Las voces que los fotógrafos y los escritores entregan a los migrantes muertos como ofrenda les dan un nuevo aliento. Es lo que alega Juan Manuel Echavarría, cuya obra gráfica Réquiem N. N. se inspira en el gesto de los habitantes de Puerto Berrío (Colombia). Estos empezaron a recoger los restos que bajaban por el río Magdalena para enterrarlos en su cementerio, y en ocasiones adoptaban a estos N.N. y les daban su nombre a cambio de bendiciones para sus familias.

Este acto de enterrar y adoptar a los muertos anónimos, restituirles un hogar y una familia, así sea póstumamente, apunta al centro del horror que Luiselli describe en Los niños perdidos: si se trazara la historia de un niño y su ruta migratoria individual, «y luego la de otro y otro niño, y luego las de decenas de otros, y después las de los cientos y miles que los preceden y vendrán después, el mapa se colapsaría en una sola línea -una grieta, una fisura, la larga cicatriz continental».

Los poetas pueden convertir esta fisura en un gesto escrito, en un bello y terrible gesto escrito, como sucedió con La cruzada de los niños de Marcel Schwob, que a su vez perpetúa un episodio de las cruzadas conservado en leyenda: «Hace mucho tiempo que partimos. Unas voces blancas nos llamaron en mitad de la noche. Llamaban a todos los niños. Eran como las voces de los pájaros muertos en invierno».

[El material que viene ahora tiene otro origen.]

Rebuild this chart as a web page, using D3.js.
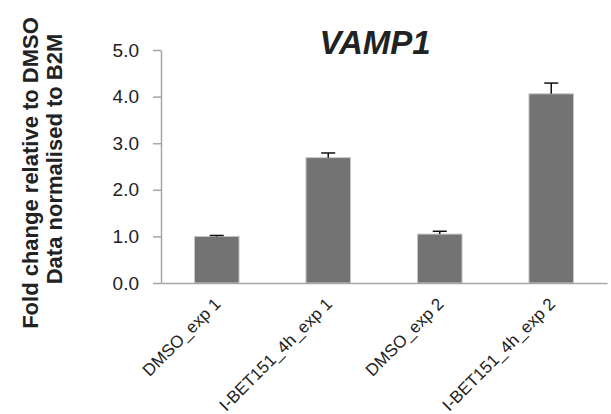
<!DOCTYPE html>
<html>
<head>
<meta charset="utf-8">
<script src="https://cdn.jsdelivr.net/npm/d3@7"></script>
<style>
  body { margin: 0; background: #fff; }
  text { font-family: "Liberation Sans", Arial, sans-serif; fill: #222; }
</style>
</head>
<body>
<div class="canvas"></div>
<script>
'use strict';

const categories = ['DMSO_exp 1', 'I-BET151_4h_exp 1', 'DMSO_exp 2', 'I-BET151_4h_exp 2'];
const values = [1.0, 2.69, 1.05, 4.06];
const errors = [0.02, 0.10, 0.06, 0.23];
const yTicks = [0, 1, 2, 3, 4, 5];

const dims = { width: 611, height: 414 };
const margin = { top: 50, right: 4, bottom: 131, left: 161 };
const innerW = dims.width - margin.left - margin.right;
const innerH = dims.height - margin.top - margin.bottom;

const svg = d3.select('.canvas')
    .append('svg')
    .attr('width', dims.width)
    .attr('height', dims.height);

const graph = svg.append('g')
    .attr('transform', `translate(${margin.left},${margin.top})`);

const x = d3.scaleBand()
    .domain(categories)
    .range([0, innerW])
    .paddingInner(0.6)
    .paddingOuter(0.3);

const y = d3.scaleLinear()
    .domain([0, 5])
    .range([innerH, 0]);

// y axis
const yAxis = graph.append('g')
    .call(d3.axisLeft(y).tickValues(yTicks).tickFormat(d3.format('.1f')).tickSize(8).tickSizeOuter(0));
yAxis.selectAll('line, path').attr('stroke', '#a6a6a6').attr('stroke-width', 1.5);
yAxis.selectAll('text')
    .attr('font-size', 19)
    .attr('x', -22)
    .attr('fill', '#222');

// bars
graph.selectAll('rect.bar')
    .data(values)
    .enter().append('rect')
    .attr('class', 'bar')
    .attr('x', (d, i) => x(categories[i]))
    .attr('y', d => y(d))
    .attr('width', x.bandwidth())
    .attr('height', d => innerH - y(d))
    .attr('fill', '#737373')
    .attr('stroke', '#c8c8c8')
    .attr('stroke-width', 1);

// error bars (upper only)
const err = graph.selectAll('g.err')
    .data(values)
    .enter().append('g')
    .attr('class', 'err')
    .attr('transform', (d, i) => `translate(${x(categories[i]) + x.bandwidth() / 2},0)`);

err.append('line')
    .attr('y1', d => y(d))
    .attr('y2', (d, i) => y(d + errors[i]))
    .attr('stroke', '#111')
    .attr('stroke-width', 1.5);

err.append('line')
    .attr('x1', -7).attr('x2', 7)
    .attr('y1', (d, i) => y(d + errors[i]))
    .attr('y2', (d, i) => y(d + errors[i]))
    .attr('stroke', '#111')
    .attr('stroke-width', 1.5);

// x axis
const xAxis = graph.append('g')
    .attr('transform', `translate(0,${innerH})`)
    .call(d3.axisBottom(x).tickSize(0).tickSizeOuter(0));
xAxis.select('path').attr('stroke', '#a6a6a6').attr('stroke-width', 1.5);
xAxis.selectAll('text')
    .attr('font-size', 17)
    .attr('text-anchor', 'end')
    .attr('x', 0)
    .attr('y', 0)
    .attr('dy', 0)
    .attr('transform', 'translate(5,22) rotate(-45)')
    .attr('fill', '#222');

// title
svg.append('text')
    .attr('x', 375)
    .attr('y', 54)
    .attr('text-anchor', 'middle')
    .attr('font-size', 33)
    .attr('font-weight', 'bold')
    .attr('font-style', 'italic')
    .text('VAMP1');

// y title, two lines
svg.append('text')
    .attr('transform', 'translate(37.5,173) rotate(-90)')
    .attr('text-anchor', 'middle')
    .attr('font-size', 22)
    .attr('font-weight', 'bold')
    .text('Fold change relative to DMSO');

svg.append('text')
    .attr('transform', 'translate(62,159) rotate(-90)')
    .attr('text-anchor', 'middle')
    .attr('font-size', 22)
    .attr('font-weight', 'bold')
    .text('Data normalised to B2M');
</script>
</body>
</html>
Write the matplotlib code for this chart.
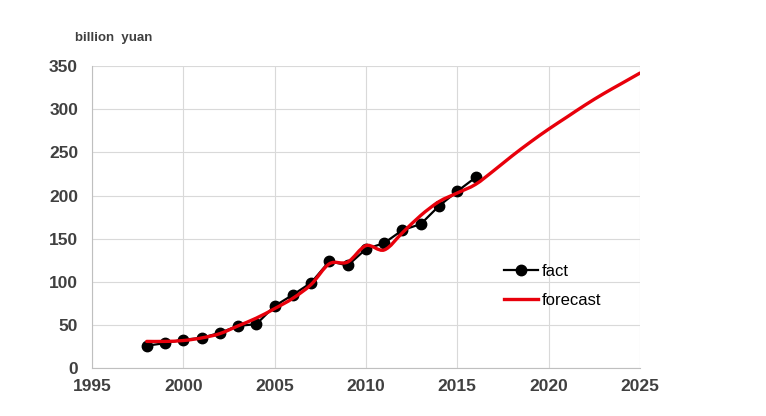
import matplotlib
matplotlib.use("Agg")
import matplotlib.pyplot as plt
from matplotlib.path import Path
from matplotlib.patches import PathPatch
from matplotlib.lines import Line2D
import numpy as np

plt.rcParams['font.family'] = ['Liberation Sans', 'DejaVu Sans']

# actual values, billion yuan
fact_years = [1998, 1999, 2000, 2001, 2002, 2003, 2004, 2005, 2006, 2007,
              2008, 2009, 2010, 2011, 2012, 2013, 2014, 2015, 2016]
fact_vals = [26, 29, 33, 35, 41, 49, 51, 72, 85, 99,
             124, 119, 138, 145, 160, 167, 188, 205, 221]

# forecast curve
fc_years = list(range(1998, 2026))
fc_vals = [31, 31, 32, 35, 40, 49, 58, 69, 81, 97,
           121, 123, 142, 137, 157, 177, 193, 203, 213, 229,
           246, 262, 277, 291, 305, 318, 330, 342]

xticks = [1995, 2000, 2005, 2010, 2015, 2020, 2025]
yticks = [0, 50, 100, 150, 200, 250, 300, 350]

txt_col = '#404040'
grid_col = '#d9d9d9'


def smooth_path(x, y, t=1/6):
    # excel-like smoothed line: bezier segments through the points
    x = np.asarray(x, float)
    y = np.asarray(y, float)
    n = len(x)
    verts = [(x[0], y[0])]
    codes = [Path.MOVETO]
    for i in range(n - 1):
        x0, y0 = (x[i - 1], y[i - 1]) if i > 0 else (x[i], y[i])
        x3, y3 = (x[i + 2], y[i + 2]) if i + 2 < n else (x[i + 1], y[i + 1])
        c1 = (x[i] + (x[i + 1] - x0) * t, y[i] + (y[i + 1] - y0) * t)
        c2 = (x[i + 1] - (x3 - x[i]) * t, y[i + 1] - (y3 - y[i]) * t)
        verts += [c1, c2, (x[i + 1], y[i + 1])]
        codes += [Path.CURVE4] * 3
    return Path(verts, codes)


fig = plt.figure(figsize=(7.66, 4.16), dpi=100)
ax = fig.add_axes([0.120, 0.115, 0.7155, 0.726])

ax.plot(fact_years, fact_vals, color='black', lw=1.6, marker='o', ms=7.5,
        zorder=3)
ax.add_patch(PathPatch(smooth_path(fc_years, fc_vals), facecolor='none',
                       edgecolor='#e8000b', lw=2.4, zorder=4,
                       capstyle='round'))

ax.set_xlim(1995, 2025)
ax.set_ylim(0, 350)
ax.set_xticks(xticks)
ax.set_yticks(yticks)
ax.grid(True, color=grid_col, lw=0.8)
ax.set_axisbelow(True)
for s in ax.spines.values():
    s.set_visible(False)
ax.spines['left'].set_visible(True)
ax.spines['bottom'].set_visible(True)
ax.spines['left'].set_color('#bfbfbf')
ax.spines['bottom'].set_color('#bfbfbf')
ax.tick_params(length=0, labelsize=12.5, labelcolor=txt_col)
ax.tick_params(axis='y', pad=10)
ax.tick_params(axis='x', pad=8)
for lab in ax.get_xticklabels() + ax.get_yticklabels():
    lab.set_fontweight('bold')

fig.text(75 / 766, 1 - 38 / 416, 'billion  yuan', fontsize=9.5,
         fontweight='bold', color=txt_col, va='center')

handles = [Line2D([], [], color='black', lw=1.6, marker='o', ms=7.5),
           Line2D([], [], color='#e8000b', lw=2.4)]
ax.legend(handles, ['fact', 'forecast'], loc='upper left',
          bbox_to_anchor=(0.725, 0.395), frameon=False, fontsize=12,
          handlelength=2.0, handletextpad=0.25, labelspacing=0.85,
          markerscale=1.0)

fig.savefig('out.png', dpi=100)
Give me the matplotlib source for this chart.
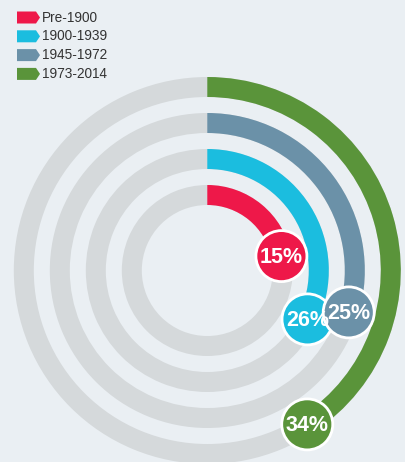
import numpy as np
import matplotlib
matplotlib.use("Agg")
from matplotlib import pyplot as plt
from matplotlib.patches import Wedge, Circle, Polygon

# data
periods = ['Pre-1900', '1900-1939', '1945-1972', '1973-2014']
shares = [15, 26, 25, 34]
# arc sweep (degrees clockwise from the top), as drawn in the original
sweeps = [79, 116, 106.5, 147]
colors = ['#ee1849', '#1bbddf', '#6b91a8', '#5a943a']

bg = '#eaeff3'
track = '#d5d9db'

W, H = 406, 462
fig = plt.figure(figsize=(W / 100, H / 100), dpi=100, facecolor=bg)
ax = fig.add_axes([0, 0, 1, 1])
ax.set_xlim(0, W)
ax.set_ylim(0, H)
ax.set_aspect('equal')
ax.axis('off')

cx, cy = 207.3, H - 270.5
ring_w = 20
outer = [85.5, 121.5, 157.5, 193.5]

# grey tracks + coloured arcs
for r, sw, c in zip(outer, sweeps, colors):
    ax.add_patch(Wedge((cx, cy), r, 0, 360, width=ring_w, color=track, lw=0))
    ax.add_patch(Wedge((cx, cy), r, 90 - sw, 90, width=ring_w, color=c, lw=0))

# label bubbles at the arc ends
for r, sw, c, v in zip(outer, sweeps, colors, shares):
    rm = r - ring_w / 2
    a = np.deg2rad(90 - sw)
    x, y = cx + rm * np.cos(a), cy + rm * np.sin(a)
    ax.add_patch(Circle((x, y), 25.5, facecolor=c, edgecolor='white', lw=2, zorder=5))
    ax.text(x, y - 1, f'{v}%', color='white', fontsize=15.5, fontweight='bold',
            family='Liberation Sans', ha='center', va='center', zorder=6)

# legend with arrow-shaped keys
for i, (p, c) in enumerate(zip(periods, colors)):
    yc = H - (17.5 + i * 18.8)
    key = Polygon([(17, yc - 6), (36, yc - 6), (40, yc), (36, yc + 6), (17, yc + 6)],
                  closed=True, color=c, lw=0)
    ax.add_patch(key)
    ax.text(42, yc, p, color='#333333', fontsize=9.8, family='Liberation Sans',
            ha='left', va='center')

fig.savefig('out.png', dpi=100, facecolor=bg)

En sus propias historias Luiselli reconstruye estas voces blancas: un número de teléfono cosido a un vestido protege a una niña que se sube a La Bestia para cruzar la frontera y mitiga un poco la angustia de quien la empuja desde atrás. Pero a veces no hay un llamado al otro lado de la frontera y los niños deben escoger entre el miedo feroz y el vacío. Se desintegra la familia, el pueblo, las tradiciones que enlazan a unos seres humanos con otros, para descubrir, al otro lado, que «Hempstead es un hoyo de mierda como Tegucigalpa».

Luiselli, sin embargo, se rebela contra su propia impotencia de escritor. No basta con prestar a otros las palabras: «Contar historias no sirve de nada, no arregla vidas rotas». Así que intenta zanjar, a su manera, el alto portón de hierro que separa dos mundos, y resuelve tomarse en serio las posibilidades del curso a su cargo en su patria de adopción, Advanced Conversation.

Descubre (y nos descubre) que una conversación es el comienzo de una comunidad en la que el abismo entre la huida y la acogida se estrecha un poco, y surge como el único espacio posible para la reconstrucción de la vida. Y al hacerlo, el texto de Luiselli da un paso adelante hacia la realización del sueño que el escritor venezolano Ibsen Martínez puso en palabras en nuestro nombre: en el siglo XXI ganaremos el derecho a vivir donde queramos.